David Seymour and Health Coalition Aotearoa co-chair Professor Lisa Te Morenga are confident the personal insults they’ve exchanged won’t disrupt constructive debate over the Government’s free school lunches programme.
The Herald yesterday reported how the coalition of health charities was critical of the decision to give ministerial responsibility for the Ka Ora, Ka Ako programme to Seymour after the Associate Education Minister and Act leader campaigned for it to be abolished.
Since those criticisms were reported, Seymour posted screenshots of disparaging comments Te Morenga - one of two chairs of the coalition - had made about him and the Government, suggesting the coalition’s motivations weren’t strictly in the interests of the 220,000 students the programme fed.
Those comments included a 2017 Twitter post in which she hoped Seymour didn’t have children during a time when one member of his party said people who couldn’t afford to have children shouldn’t have them. Te Morenga had also made more recent and radical allegations about what she viewed as a “fascist white supremacist Government”.
Speaking to the Herald today, Seymour claimed Te Morenga’s comments indicated she had “anger management problems” that precluded her from appropriately participating in the debate, despite having no evidence Te Morenga had such problems.

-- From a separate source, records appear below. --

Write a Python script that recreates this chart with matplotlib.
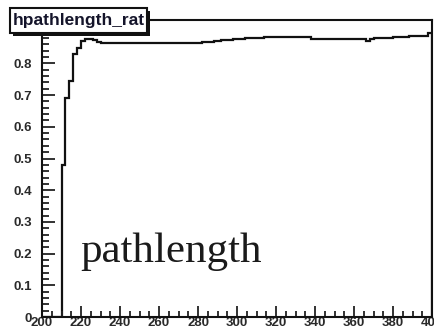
import numpy as np
import matplotlib
matplotlib.use('Agg')
import matplotlib.pyplot as plt
from matplotlib.patches import Rectangle
from matplotlib.ticker import MultipleLocator

# histogram bin edges (width 2) and contents
bin_edges = np.arange(200, 402, 2)
ratio = [
    0.0, 0.0, 0.0, 0.0, 0.0,
    0.48, 0.69, 0.745, 0.83, 0.85, 0.87, 0.876, 0.877, 0.874, 0.867,
    0.865, 0.865, 0.864, 0.865, 0.865, 0.864, 0.864, 0.865, 0.865, 0.865,
    0.864, 0.865, 0.865, 0.865, 0.864, 0.865, 0.865, 0.866, 0.865, 0.865,
    0.866, 0.866, 0.866, 0.866, 0.866,
    0.866, 0.867, 0.868, 0.869, 0.870, 0.872, 0.873, 0.874, 0.875, 0.876,
    0.877, 0.878, 0.879, 0.880, 0.880, 0.881, 0.881, 0.882, 0.882, 0.882,
    0.882, 0.882, 0.883, 0.882, 0.882, 0.882, 0.882, 0.882, 0.882,
    0.878, 0.878, 0.878, 0.878, 0.878, 0.878, 0.878, 0.878, 0.878, 0.878,
    0.878, 0.878, 0.878, 0.877,
    0.872,
    0.878, 0.879, 0.880, 0.880, 0.881, 0.881,
    0.883, 0.884, 0.884, 0.884, 0.885, 0.885, 0.885, 0.886,
    0.888,
    0.895,
]
title = 'hpathlength_rat'
label = 'pathlength'

W, H = 434, 329
fig = plt.figure(figsize=(W / 100, H / 100), dpi=100)
fig.patch.set_facecolor('white')

ax = fig.add_axes([42 / W, 1 - 317 / H, 390 / W, 297 / H])
ax.stairs(ratio, bin_edges, baseline=0, color='#111111', linewidth=1.6)
ax.set_xlim(200, 400)
ax.set_ylim(0, 0.937)

ax.xaxis.set_major_locator(MultipleLocator(20))
ax.xaxis.set_minor_locator(MultipleLocator(5))
ax.yaxis.set_major_locator(MultipleLocator(0.1))
ax.yaxis.set_minor_locator(MultipleLocator(0.02))
ax.yaxis.set_major_formatter(plt.FuncFormatter(lambda v, p: '0' if abs(v) < 1e-9 else '%g' % round(v, 1)))

ax.tick_params(which='both', direction='in', color='#222222', width=1.3,
               top=False, right=False)
ax.tick_params(which='major', length=9, labelsize=9.5, labelcolor='#2a2a2a')
ax.tick_params(axis='y', which='major', pad=7)
ax.tick_params(axis='y', which='minor', length=5)
ax.tick_params(axis='x', which='minor', length=4)
ax.tick_params(axis='x', which='major', length=8, pad=0)
for t in ax.get_xticklabels() + ax.get_yticklabels():
    t.set_fontweight('bold')
    t.set_family('Liberation Sans')
for s in ax.spines.values():
    s.set_linewidth(1.5)
    s.set_color('#111111')

ax.text(219.5, 0.175, label, fontsize=31,
        family='Liberation Serif', color='#1a1a1a', ha='left', va='baseline')

# title box with shadow
bx0, bx1, by0, by1 = 10, 147, 8, 33
sh = 3
fig.patches.append(Rectangle(((bx0 + sh) / W, 1 - (by1 + sh) / H),
                             (bx1 - bx0) / W, (by1 - by0) / H,
                             transform=fig.transFigure, facecolor='#111111',
                             edgecolor='none', zorder=5))
fig.patches.append(Rectangle((bx0 / W, 1 - by1 / H), (bx1 - bx0) / W, (by1 - by0) / H,
                             transform=fig.transFigure, facecolor='white',
                             edgecolor='#111111', linewidth=1.5, zorder=6))
fig.text((bx0 + bx1) / 2 / W, 1 - (by0 + by1) / 2 / H, title, fontsize=12.5,
         fontweight='bold', family='Liberation Sans', color='#14142a',
         ha='center', va='center', zorder=7)

fig.savefig('out.png', dpi=100)
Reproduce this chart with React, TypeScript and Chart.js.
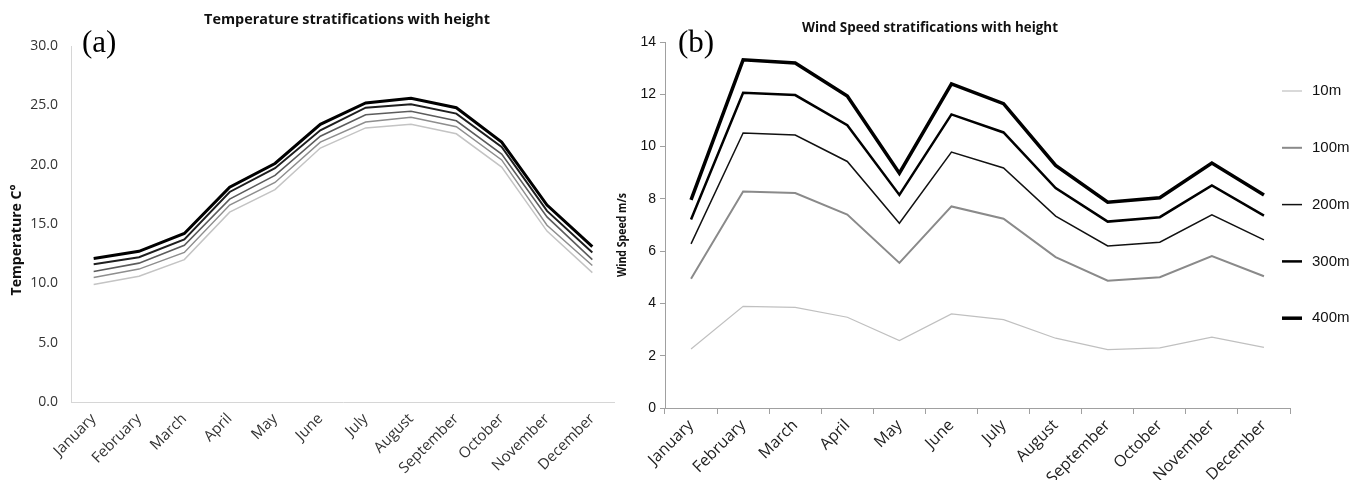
import React, { useEffect, useRef } from 'react';
import { Chart, registerables } from 'chart.js';

Chart.register(...registerables);

const months = ['January', 'February', 'March', 'April', 'May', 'June', 'July', 'August', 'September', 'October', 'November', 'December'];
const heightLabels = ['10m', '100m', '200m', '300m', '400m'];

const temp10 = [9.9, 10.6, 12.0, 16.0, 17.9, 21.4, 23.1, 23.4, 22.6, 19.8, 14.4, 10.9];
const temp100 = [10.5, 11.2, 12.6, 16.6, 18.5, 21.9, 23.6, 24.0, 23.2, 20.4, 14.9, 11.5];
const temp200 = [11.0, 11.7, 13.2, 17.1, 19.1, 22.4, 24.2, 24.5, 23.7, 20.9, 15.6, 12.0];
const temp300 = [11.6, 12.2, 13.7, 17.7, 19.7, 22.9, 24.8, 25.1, 24.3, 21.5, 16.1, 12.6];
const temp400 = [12.1, 12.7, 14.2, 18.1, 20.1, 23.4, 25.2, 25.6, 24.8, 21.9, 16.6, 13.1];

const wind10 = [2.26, 3.89, 3.85, 3.47, 2.58, 3.6, 3.38, 2.67, 2.23, 2.3, 2.71, 2.32];
const wind100 = [4.94, 8.28, 8.22, 7.4, 5.55, 7.71, 7.24, 5.77, 4.87, 5.0, 5.81, 5.04];
const wind200 = [6.28, 10.52, 10.44, 9.43, 7.07, 9.79, 9.18, 7.34, 6.2, 6.34, 7.39, 6.43];
const wind300 = [7.21, 12.06, 11.97, 10.82, 8.15, 11.23, 10.54, 8.41, 7.13, 7.3, 8.51, 7.36];
const wind400 = [7.96, 13.32, 13.2, 11.93, 8.98, 12.4, 11.64, 9.28, 7.87, 8.04, 9.37, 8.15];

const tempSeries = [temp10, temp100, temp200, temp300, temp400];
const windSeries = [wind10, wind100, wind200, wind300, wind400];

const tempColors = ['#c4c4c4', '#8e8e8e', '#5c5c5c', '#1e1e1e', '#000000'];
const tempWidths = [1.5, 1.5, 1.6, 2, 3];
const windColors = ['#c0c0c0', '#8a8a8a', '#111111', '#000000', '#000000'];
const windWidths = [1.2, 2, 1.5, 2.5, 3.5];

const CALIBRI = '"Open Sans", "Noto Sans", sans-serif';
const HELV = '"Liberation Sans", Arial, sans-serif';
const SERIF = '"Liberation Serif", "DejaVu Serif", serif';

type TextItem = { text: string; x: number; y: number; font: string; color: string; align: CanvasTextAlign; baseline: CanvasTextBaseline; rotate?: number; maxWidth?: number };

function textPlugin(id: string, items: TextItem[]) {
  return {
    id,
    afterDraw(chart: any) {
      const ctx = chart.ctx;
      for (const t of items) {
        ctx.save();
        ctx.font = t.font;
        ctx.fillStyle = t.color;
        ctx.textAlign = t.align;
        ctx.textBaseline = t.baseline;
        ctx.translate(t.x, t.y);
        if (t.rotate) ctx.rotate(t.rotate);
        if (t.maxWidth) ctx.fillText(t.text, 0, 0, t.maxWidth);
        else ctx.fillText(t.text, 0, 0);
        ctx.restore();
      }
    },
  };
}

const lineLegend = {
  id: 'lineLegend',
  afterDraw(chart: any) {
    const { ctx, chartArea } = chart;
    ctx.save();
    ctx.font = '15px ' + HELV;
    ctx.textAlign = 'left';
    ctx.textBaseline = 'middle';
    chart.data.datasets.forEach((ds: any, i: number) => {
      const y = chartArea.top + 49 + i * 56.8;
      const x = chartArea.right - 8;
      ctx.strokeStyle = ds.borderColor;
      ctx.lineWidth = ds.borderWidth;
      ctx.beginPath();
      ctx.moveTo(x, y);
      ctx.lineTo(x + 20, y);
      ctx.stroke();
      ctx.fillStyle = '#111';
      ctx.fillText(ds.label, x + 30, y);
    });
    ctx.restore();
  },
};

export default function App() {
  const leftRef = useRef<HTMLCanvasElement>(null);
  const rightRef = useRef<HTMLCanvasElement>(null);

  useEffect(() => {
    const left = new Chart(leftRef.current!, {
      type: 'line',
      data: {
        labels: months,
        datasets: tempSeries.map((d, i) => ({
          label: heightLabels[i],
          data: d,
          borderColor: tempColors[i],
          backgroundColor: tempColors[i],
          borderWidth: tempWidths[i],
          pointRadius: 0,
          tension: 0,
          fill: false,
        })),
      },
      options: {
        responsive: false,
        animation: false,
        layout: { padding: { top: 46, left: 0, right: 0, bottom: 0 } },
        plugins: { legend: { display: false }, title: { display: false }, tooltip: { enabled: false } },
        scales: {
          x: {
            offset: true,
            grid: { display: false, drawTicks: false },
            border: { display: true, color: '#d6d6d6', width: 1 },
            ticks: { maxRotation: 45, minRotation: 45, padding: 8, color: '#333', font: { family: CALIBRI, size: 15 } },
            afterFit: (s: any) => { s.height = 78; },
          },
          y: {
            min: 0,
            max: 30,
            grid: { display: false, drawTicks: false },
            border: { display: true, color: '#d6d6d6', width: 1 },
            ticks: { stepSize: 5, padding: 13, color: '#333', font: { family: CALIBRI, size: 14 }, callback: (v: any) => Number(v).toFixed(1) },
            title: { display: false },
            afterFit: (s: any) => { s.width = 71; },
          },
        },
      },
      plugins: [
        textPlugin('leftText', [
          { text: 'Temperature stratifications with height', x: 347, y: 20, font: 'bold 14.4px ' + CALIBRI, color: '#111', align: 'center', baseline: 'middle' },
          { text: '(a)', x: 82, y: 52, font: '31px ' + SERIF, color: '#000', align: 'left', baseline: 'alphabetic' },
          { text: 'Temperature C°', x: 17, y: 240, font: 'bold 14.5px ' + CALIBRI, color: '#111', align: 'center', baseline: 'middle', rotate: -Math.PI / 2, maxWidth: 111 },
        ]),
      ],
    });

    const right = new Chart(rightRef.current!, {
      type: 'line',
      data: {
        labels: months,
        datasets: windSeries.map((d, i) => ({
          label: heightLabels[i],
          data: d,
          borderColor: windColors[i],
          backgroundColor: windColors[i],
          borderWidth: windWidths[i],
          pointRadius: 0,
          tension: 0,
          fill: false,
        })),
      },
      options: {
        responsive: false,
        animation: false,
        layout: { padding: { top: 42, left: 0, right: 77, bottom: 0 } },
        plugins: { legend: { display: false }, title: { display: false }, tooltip: { enabled: false } },
        scales: {
          x: {
            offset: true,
            grid: { display: true, drawOnChartArea: false, drawTicks: true, tickLength: 6, color: '#a0a0a0', offset: true },
            border: { display: true, color: '#a0a0a0', width: 1 },
            ticks: { maxRotation: 45, minRotation: 45, padding: 2, color: '#222', font: { family: CALIBRI, size: 16 } },
            afterFit: (s: any) => { s.height = 72; },
          },
          y: {
            min: 0,
            max: 14,
            grid: { display: true, drawOnChartArea: false, drawTicks: true, tickLength: 5, color: '#a0a0a0' },
            border: { display: true, color: '#a0a0a0', width: 1 },
            ticks: { stepSize: 2, padding: 4, color: '#111', font: { family: HELV, size: 14 } },
            title: { display: false },
            afterFit: (s: any) => { s.width = 65; },
          },
        },
      },
      plugins: [
        lineLegend,
        textPlugin('rightText', [
          { text: 'Wind Speed stratifications with height', x: 330, y: 28, font: 'bold 13.4px ' + CALIBRI, color: '#111', align: 'center', baseline: 'middle' },
          { text: '(b)', x: 78, y: 52, font: '31px ' + SERIF, color: '#000', align: 'left', baseline: 'alphabetic' },
          { text: 'Wind Speed m/s', x: 22, y: 235, font: 'bold 13px ' + CALIBRI, color: '#111', align: 'center', baseline: 'middle', rotate: -Math.PI / 2, maxWidth: 84 },
        ]),
      ],
    });

    return () => {
      left.destroy();
      right.destroy();
    };
  }, []);

  return (
    <div style={{ position: 'absolute', left: 0, top: 0, width: 1367, height: 480, background: '#fff' }}>
      <canvas ref={leftRef} width={615} height={480} style={{ position: 'absolute', left: 0, top: 0 }} />
      <canvas ref={rightRef} width={767} height={480} style={{ position: 'absolute', left: 600, top: 0 }} />
    </div>
  );
}
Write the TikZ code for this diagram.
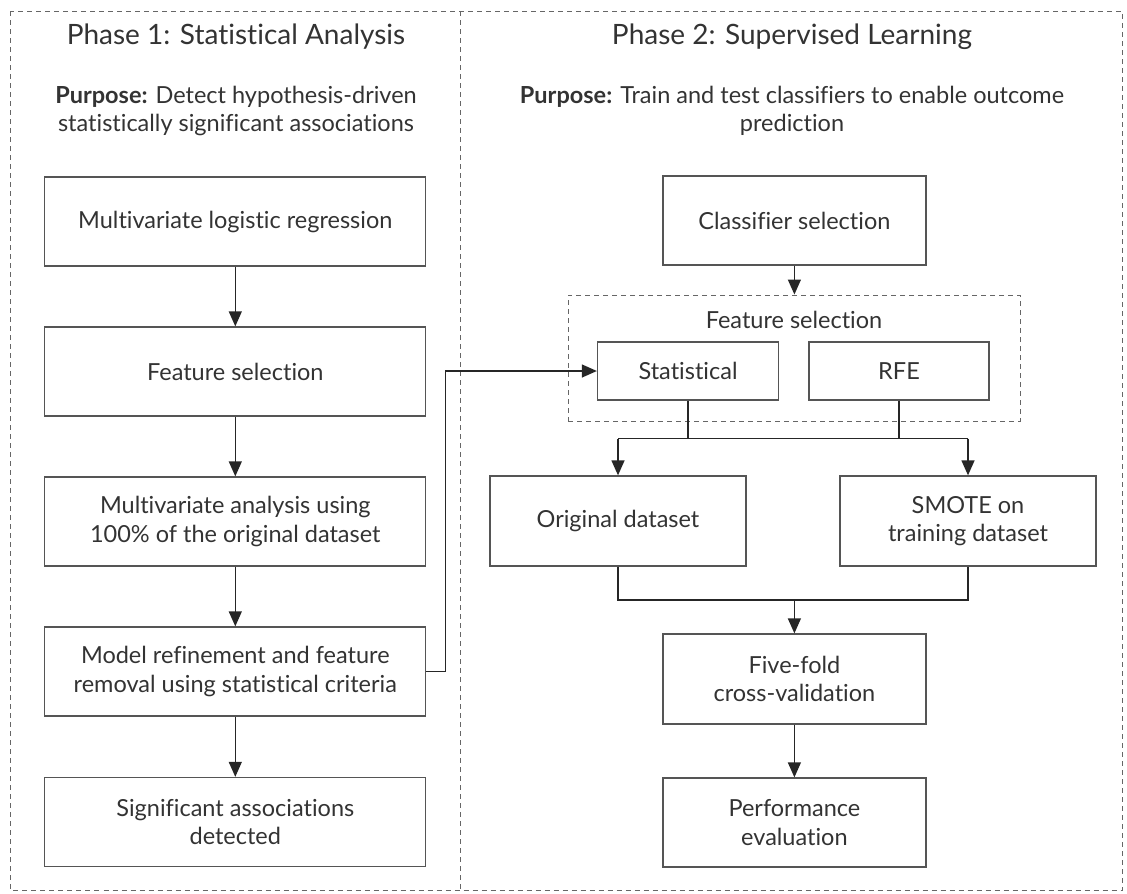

Last night, Seymour also posted some of Te Morenga’s previous comments about him on social media, which saw Te Morenga reply: “How long did it take you to find that tweet from 7yrs ago? Which incidentally was a response to you saying the poor shouldn’t have kids. I stand by my comments that the coalitions first 100 days are the definition of white supremacist fascism.”
Te Morenga said she did not have issues managing anger and said Seymour could say what he liked.
“I know that his supporters will think he’s doing a great job and lots of people out there will continue to think he’s not,” she said.
“I don’t have a lot of fragility here, I’ve been around a long time.
“We’re always happy to engage, but we’re going to be advocating for evidence-based policy, not policy-based evidence.”
In a letter, the coalition had requested a meeting with Seymour to discuss his intentions with the programme which he called “wasteful”, “unaffordable”, and a “marketing stunt” during last year’s election campaign.
Ka Ora, Ka Ako, introduced by Labour in 2019, was allocated $323.4 million in Budget 2023 to continue it through this year but has not been funded beyond that.
Prime Minister Christopher Luxon has said he supported the programme but wanted to assess its efficiency before making further funding decisions.
Seymour told the Herald he believed funding given to the programme could be reduced by at least a third and as much as half. He said he felt efficiency improvements wouldn’t mean the same proportion of children would miss out on free lunches.
He said Te Morenga’s past comments wouldn’t limit the ability of coalition members to converse with him about the programme, which they supported.
“We’d invite them to send us anything useful they think they have.”
Fellow coalition co-chair Professor Boyd Swinburn was confident all parties involved could rise above any personal spats to discuss what actually mattered.
“I think we need to put all that stuff to one side and just deal with the evidence.”
Swinburn was eager to hear Seymour’s thinking behind why he wanted to cut the programme’s funding and what he hoped it would deliver.
“I don’t get the sense that there’s a lot of fat in the system ... if he wants to cut up 30 to 50 per cent, he’s cutting 30 to 50 per cent of kids out of the programme would be my guess.”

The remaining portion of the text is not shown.